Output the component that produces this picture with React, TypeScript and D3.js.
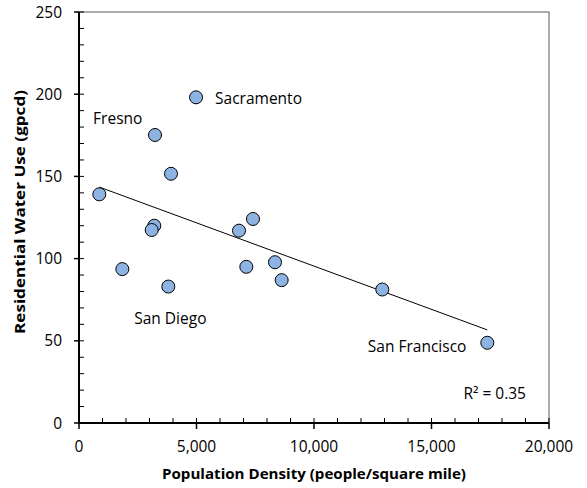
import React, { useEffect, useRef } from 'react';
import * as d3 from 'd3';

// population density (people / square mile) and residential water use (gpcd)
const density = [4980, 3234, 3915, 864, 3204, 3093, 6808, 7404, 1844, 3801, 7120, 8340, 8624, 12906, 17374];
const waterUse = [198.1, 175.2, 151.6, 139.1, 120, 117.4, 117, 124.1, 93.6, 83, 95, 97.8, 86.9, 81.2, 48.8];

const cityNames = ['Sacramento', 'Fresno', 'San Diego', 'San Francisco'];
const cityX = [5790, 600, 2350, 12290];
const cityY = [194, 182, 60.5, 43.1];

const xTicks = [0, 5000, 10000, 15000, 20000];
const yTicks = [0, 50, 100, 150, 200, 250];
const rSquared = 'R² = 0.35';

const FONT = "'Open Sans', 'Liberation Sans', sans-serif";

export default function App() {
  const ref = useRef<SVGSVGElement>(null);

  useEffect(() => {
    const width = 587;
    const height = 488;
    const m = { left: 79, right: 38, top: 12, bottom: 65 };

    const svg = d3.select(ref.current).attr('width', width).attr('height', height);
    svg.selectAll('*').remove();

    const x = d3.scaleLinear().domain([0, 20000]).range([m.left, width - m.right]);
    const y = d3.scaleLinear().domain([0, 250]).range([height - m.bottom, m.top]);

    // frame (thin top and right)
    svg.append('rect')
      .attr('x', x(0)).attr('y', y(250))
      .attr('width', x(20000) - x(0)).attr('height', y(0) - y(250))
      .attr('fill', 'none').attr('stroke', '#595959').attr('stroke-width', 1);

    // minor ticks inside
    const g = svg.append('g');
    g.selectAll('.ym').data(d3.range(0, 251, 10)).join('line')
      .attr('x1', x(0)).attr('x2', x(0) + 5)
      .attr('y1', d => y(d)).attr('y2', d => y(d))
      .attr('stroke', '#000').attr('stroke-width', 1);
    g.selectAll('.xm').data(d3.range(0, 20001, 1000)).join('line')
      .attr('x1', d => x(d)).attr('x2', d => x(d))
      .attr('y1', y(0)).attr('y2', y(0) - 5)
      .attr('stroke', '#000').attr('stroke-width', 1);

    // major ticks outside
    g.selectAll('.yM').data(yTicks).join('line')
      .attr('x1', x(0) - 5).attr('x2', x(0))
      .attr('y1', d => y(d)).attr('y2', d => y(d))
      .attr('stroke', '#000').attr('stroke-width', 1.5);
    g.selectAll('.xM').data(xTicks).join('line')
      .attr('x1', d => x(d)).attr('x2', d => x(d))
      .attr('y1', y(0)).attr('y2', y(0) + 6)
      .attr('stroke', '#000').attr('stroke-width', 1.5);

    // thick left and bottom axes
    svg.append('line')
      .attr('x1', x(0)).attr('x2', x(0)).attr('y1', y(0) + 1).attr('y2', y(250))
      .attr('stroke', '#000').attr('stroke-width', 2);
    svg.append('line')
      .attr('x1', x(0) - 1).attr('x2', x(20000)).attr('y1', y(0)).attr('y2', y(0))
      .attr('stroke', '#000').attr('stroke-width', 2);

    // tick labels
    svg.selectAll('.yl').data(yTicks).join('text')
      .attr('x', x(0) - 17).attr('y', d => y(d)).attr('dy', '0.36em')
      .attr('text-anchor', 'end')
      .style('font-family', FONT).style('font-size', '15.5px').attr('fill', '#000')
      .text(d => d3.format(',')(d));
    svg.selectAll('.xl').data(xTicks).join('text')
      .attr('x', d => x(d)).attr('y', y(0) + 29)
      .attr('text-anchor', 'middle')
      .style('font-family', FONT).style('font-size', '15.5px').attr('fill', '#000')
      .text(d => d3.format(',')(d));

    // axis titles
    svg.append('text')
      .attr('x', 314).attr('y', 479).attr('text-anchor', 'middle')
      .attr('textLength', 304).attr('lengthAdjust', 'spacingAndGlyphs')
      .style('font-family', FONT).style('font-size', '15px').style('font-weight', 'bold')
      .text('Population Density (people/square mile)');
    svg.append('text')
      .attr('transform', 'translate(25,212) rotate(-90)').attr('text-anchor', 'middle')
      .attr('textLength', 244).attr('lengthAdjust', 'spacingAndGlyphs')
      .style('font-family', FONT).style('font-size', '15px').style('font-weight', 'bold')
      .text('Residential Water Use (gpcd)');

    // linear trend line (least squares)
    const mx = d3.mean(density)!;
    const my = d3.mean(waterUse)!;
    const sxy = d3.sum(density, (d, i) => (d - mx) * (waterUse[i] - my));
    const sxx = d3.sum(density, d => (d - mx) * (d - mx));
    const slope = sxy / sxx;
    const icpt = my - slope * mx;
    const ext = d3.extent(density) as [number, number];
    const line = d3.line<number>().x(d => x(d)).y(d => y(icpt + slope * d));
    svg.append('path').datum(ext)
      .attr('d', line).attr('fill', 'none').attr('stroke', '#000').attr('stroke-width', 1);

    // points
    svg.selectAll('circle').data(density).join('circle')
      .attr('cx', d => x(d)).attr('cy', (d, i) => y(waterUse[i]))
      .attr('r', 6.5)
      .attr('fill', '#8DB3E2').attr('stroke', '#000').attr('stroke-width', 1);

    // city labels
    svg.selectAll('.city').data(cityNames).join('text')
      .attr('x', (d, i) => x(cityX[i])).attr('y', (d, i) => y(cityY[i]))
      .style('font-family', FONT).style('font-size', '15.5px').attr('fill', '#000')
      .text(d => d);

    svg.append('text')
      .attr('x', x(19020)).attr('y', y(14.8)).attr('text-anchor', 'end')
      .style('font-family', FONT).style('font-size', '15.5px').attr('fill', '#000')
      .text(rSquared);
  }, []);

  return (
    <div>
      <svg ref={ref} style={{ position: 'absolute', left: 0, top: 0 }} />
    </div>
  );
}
--------------------------------------------------
**THE PROBLEM**
All of the data above should be quoted exactly, except for the pictures.

**RESPONSE TO THE TASK**
Output the component that produces this picture with React, TypeScript and D3.js.
import React, { useEffect, useRef } from 'react';
import * as d3 from 'd3';

// population density (people / square mile) and residential water use (gpcd)
const density = [4980, 3234, 3915, 864, 3204, 3093, 6808, 7404, 1844, 3801, 7120, 8340, 8624, 12906, 17374];
const waterUse = [198.1, 175.2, 151.6, 139.1, 120, 117.4, 117, 124.1, 93.6, 83, 95, 97.8, 86.9, 81.2, 48.8];

const cityNames = ['Sacramento', 'Fresno', 'San Diego', 'San Francisco'];
const cityX = [5790, 600, 2350, 12290];
const cityY = [194, 182, 60.5, 43.1];

const xTicks = [0, 5000, 10000, 15000, 20000];
const yTicks = [0, 50, 100, 150, 200, 250];
const rSquared = 'R² = 0.35';

const FONT = "'Open Sans', 'Liberation Sans', sans-serif";

export default function App() {
  const ref = useRef<SVGSVGElement>(null);

  useEffect(() => {
    const width = 587;
    const height = 488;
    const m = { left: 79, right: 38, top: 12, bottom: 65 };

    const svg = d3.select(ref.current).attr('width', width).attr('height', height);
    svg.selectAll('*').remove();

    const x = d3.scaleLinear().domain([0, 20000]).range([m.left, width - m.right]);
    const y = d3.scaleLinear().domain([0, 250]).range([height - m.bottom, m.top]);

    // frame (thin top and right)
    svg.append('rect')
      .attr('x', x(0)).attr('y', y(250))
      .attr('width', x(20000) - x(0)).attr('height', y(0) - y(250))
      .attr('fill', 'none').attr('stroke', '#595959').attr('stroke-width', 1);

    // minor ticks inside
    const g = svg.append('g');
    g.selectAll('.ym').data(d3.range(0, 251, 10)).join('line')
      .attr('x1', x(0)).attr('x2', x(0) + 5)
      .attr('y1', d => y(d)).attr('y2', d => y(d))
      .attr('stroke', '#000').attr('stroke-width', 1);
    g.selectAll('.xm').data(d3.range(0, 20001, 1000)).join('line')
      .attr('x1', d => x(d)).attr('x2', d => x(d))
      .attr('y1', y(0)).attr('y2', y(0) - 5)
      .attr('stroke', '#000').attr('stroke-width', 1);

    // major ticks outside
    g.selectAll('.yM').data(yTicks).join('line')
      .attr('x1', x(0) - 5).attr('x2', x(0))
      .attr('y1', d => y(d)).attr('y2', d => y(d))
      .attr('stroke', '#000').attr('stroke-width', 1.5);
    g.selectAll('.xM').data(xTicks).join('line')
      .attr('x1', d => x(d)).attr('x2', d => x(d))
      .attr('y1', y(0)).attr('y2', y(0) + 6)
      .attr('stroke', '#000').attr('stroke-width', 1.5);

    // thick left and bottom axes
    svg.append('line')
      .attr('x1', x(0)).attr('x2', x(0)).attr('y1', y(0) + 1).attr('y2', y(250))
      .attr('stroke', '#000').attr('stroke-width', 2);
    svg.append('line')
      .attr('x1', x(0) - 1).attr('x2', x(20000)).attr('y1', y(0)).attr('y2', y(0))
      .attr('stroke', '#000').attr('stroke-width', 2);

    // tick labels
    svg.selectAll('.yl').data(yTicks).join('text')
      .attr('x', x(0) - 17).attr('y', d => y(d)).attr('dy', '0.36em')
      .attr('text-anchor', 'end')
      .style('font-family', FONT).style('font-size', '15.5px').attr('fill', '#000')
      .text(d => d3.format(',')(d));
    svg.selectAll('.xl').data(xTicks).join('text')
      .attr('x', d => x(d)).attr('y', y(0) + 29)
      .attr('text-anchor', 'middle')
      .style('font-family', FONT).style('font-size', '15.5px').attr('fill', '#000')
      .text(d => d3.format(',')(d));

    // axis titles
    svg.append('text')
      .attr('x', 314).attr('y', 479).attr('text-anchor', 'middle')
      .attr('textLength', 304).attr('lengthAdjust', 'spacingAndGlyphs')
      .style('font-family', FONT).style('font-size', '15px').style('font-weight', 'bold')
      .text('Population Density (people/square mile)');
    svg.append('text')
      .attr('transform', 'translate(25,212) rotate(-90)').attr('text-anchor', 'middle')
      .attr('textLength', 244).attr('lengthAdjust', 'spacingAndGlyphs')
      .style('font-family', FONT).style('font-size', '15px').style('font-weight', 'bold')
      .text('Residential Water Use (gpcd)');

    // linear trend line (least squares)
    const mx = d3.mean(density)!;
    const my = d3.mean(waterUse)!;
    const sxy = d3.sum(density, (d, i) => (d - mx) * (waterUse[i] - my));
    const sxx = d3.sum(density, d => (d - mx) * (d - mx));
    const slope = sxy / sxx;
    const icpt = my - slope * mx;
    const ext = d3.extent(density) as [number, number];
    const line = d3.line<number>().x(d => x(d)).y(d => y(icpt + slope * d));
    svg.append('path').datum(ext)
      .attr('d', line).attr('fill', 'none').attr('stroke', '#000').attr('stroke-width', 1);

    // points
    svg.selectAll('circle').data(density).join('circle')
      .attr('cx', d => x(d)).attr('cy', (d, i) => y(waterUse[i]))
      .attr('r', 6.5)
      .attr('fill', '#8DB3E2').attr('stroke', '#000').attr('stroke-width', 1);

    // city labels
    svg.selectAll('.city').data(cityNames).join('text')
      .attr('x', (d, i) => x(cityX[i])).attr('y', (d, i) => y(cityY[i]))
      .style('font-family', FONT).style('font-size', '15.5px').attr('fill', '#000')
      .text(d => d);

    svg.append('text')
      .attr('x', x(19020)).attr('y', y(14.8)).attr('text-anchor', 'end')
      .style('font-family', FONT).style('font-size', '15.5px').attr('fill', '#000')
      .text(rSquared);
  }, []);

  return (
    <div>
      <svg ref={ref} style={{ position: 'absolute', left: 0, top: 0 }} />
    </div>
  );
}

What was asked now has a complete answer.